Keep an Eye Out for Fire Ants
Fear the fire ant. Should you step on or near its nest, these insects will quickly swarm onto your feet and legs, biting and stinging repeatedly in an act of vengeance.
Their bites and stings are itchy and painful, too – and for people with fire ant venom allergy, they can lead to a life-threatening allergic reaction, or anaphylaxis.
Where are they found?
Fire ants have been in the United States for more than 100 years, spreading widely across southern and western states, thanks to high reproductive rates.
They often nest in sunny, sandy areas, at the edges of riverbanks and ponds, and in moist areas such as irrigated lawns. They’ve been spotted on beaches as far north as the southern tip of New Jersey, but they don’t typically nest in areas with cold winters.
How do I identify fire ants?
Fire ants are black and red or reddish-brown in color and 1/8 to 1/4 inch in length. But the best way to identify them is by their nests – large, dome-shaped mounds of crumbly earth up to 18 inches across and 8-12 inches high. The nests do not have visible openings unlike smaller anthills.

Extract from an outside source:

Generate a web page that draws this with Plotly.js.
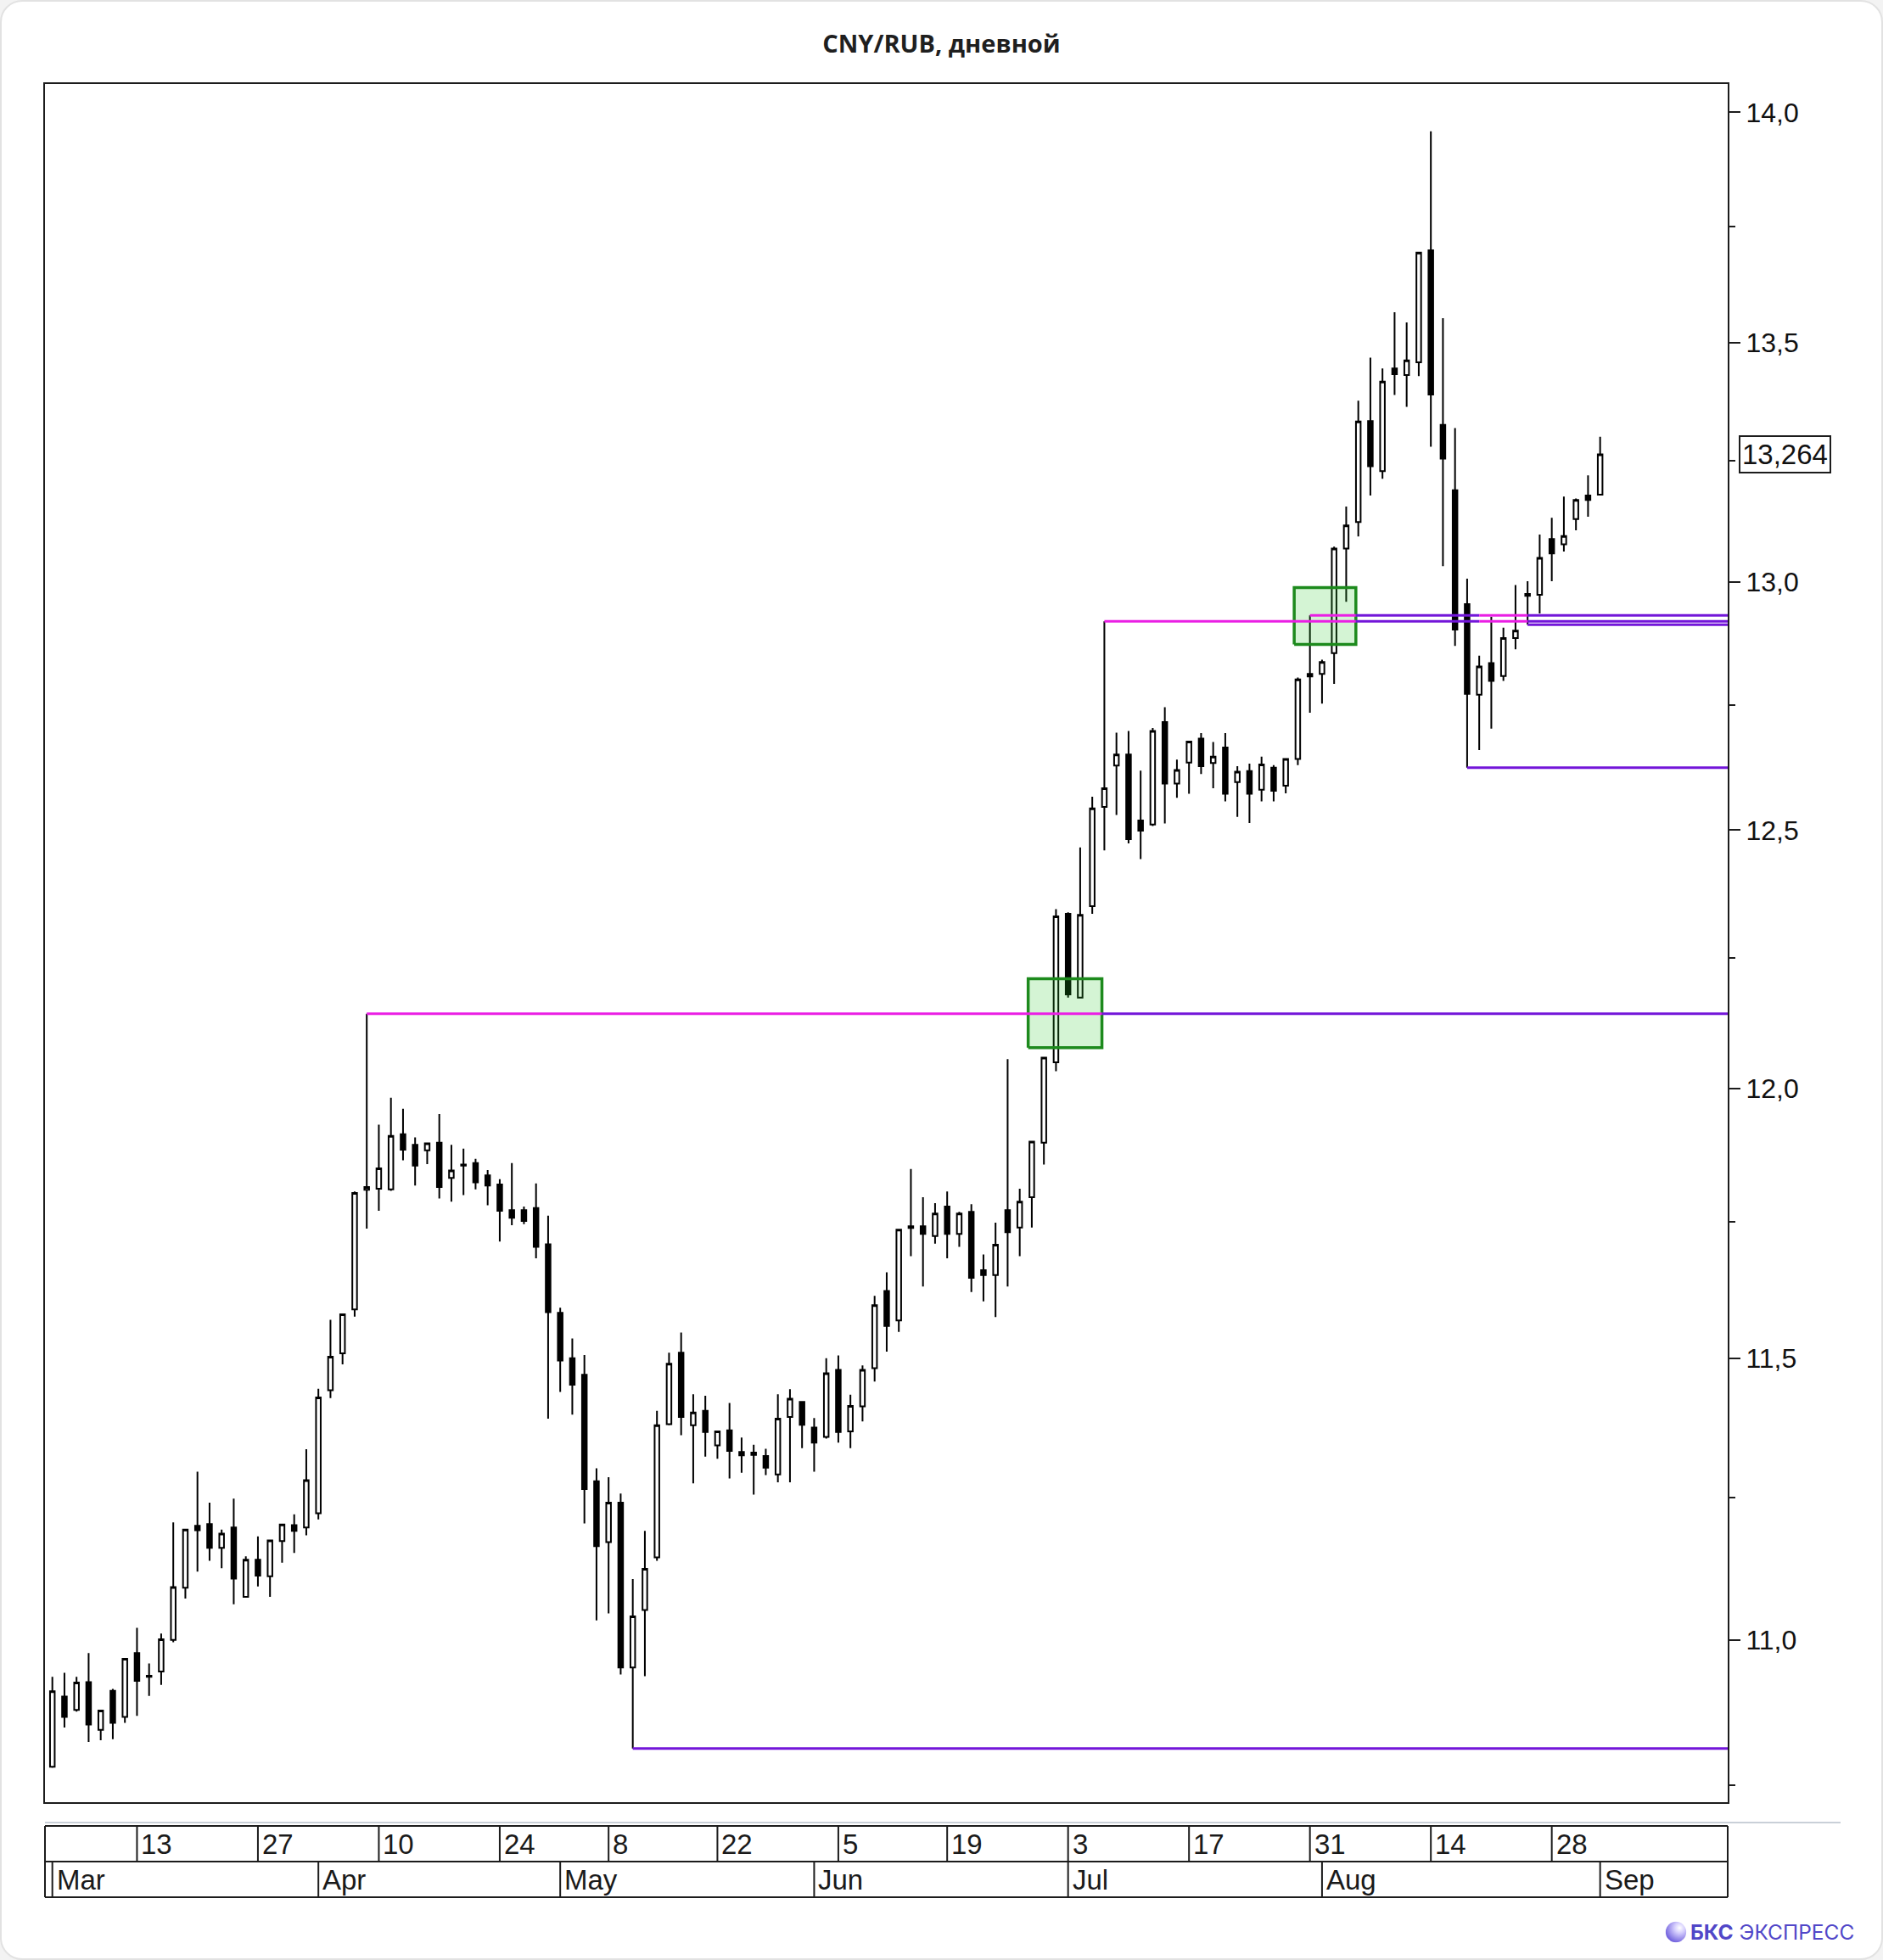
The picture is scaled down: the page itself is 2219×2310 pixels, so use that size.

A fire ant colony can spread across 100 yards and include several queens and 300-500,000 worker ants. Always wear shoes and long pants when in areas where fire ants live.
What should I do if stung?
In most people, a fire ant sting results in an itchy red rash or lump at the sting site within 30-60 minutes. A few hours later, a small blister appears that fills up with pus-like liquid. The blister has little chance of getting infected unless it is opened. Topical ointments and oral antihistamines may relieve the itching.
For people with fire ant venom allergy, symptoms of a sting can include hives, itching, swelling at the sting area and nausea. Anaphylaxis symptoms can include swelling in the mouth or throat, difficulty breathing, vomiting, dizziness and loss of consciousness – administer epinephrine as soon as possible and call 911.
People with known fire ant venom allergy should carry two epinephrine auto-injectors, especially in places where fire ants are common.
Is there fire ant immunotherapy?
Yes – monthly allergy shots help build tolerance to fire ant venom and are safe and effective, says Shayne Stokes, MD, chief of allergy and immunology at Luke Air Force Base in Arizona.
Immunotherapy involves giving gradually increasing doses of fire ant extract to decrease the patient’s sensitivity to the fire ant sting. This can reduce the risk and severity of future allergic reactions.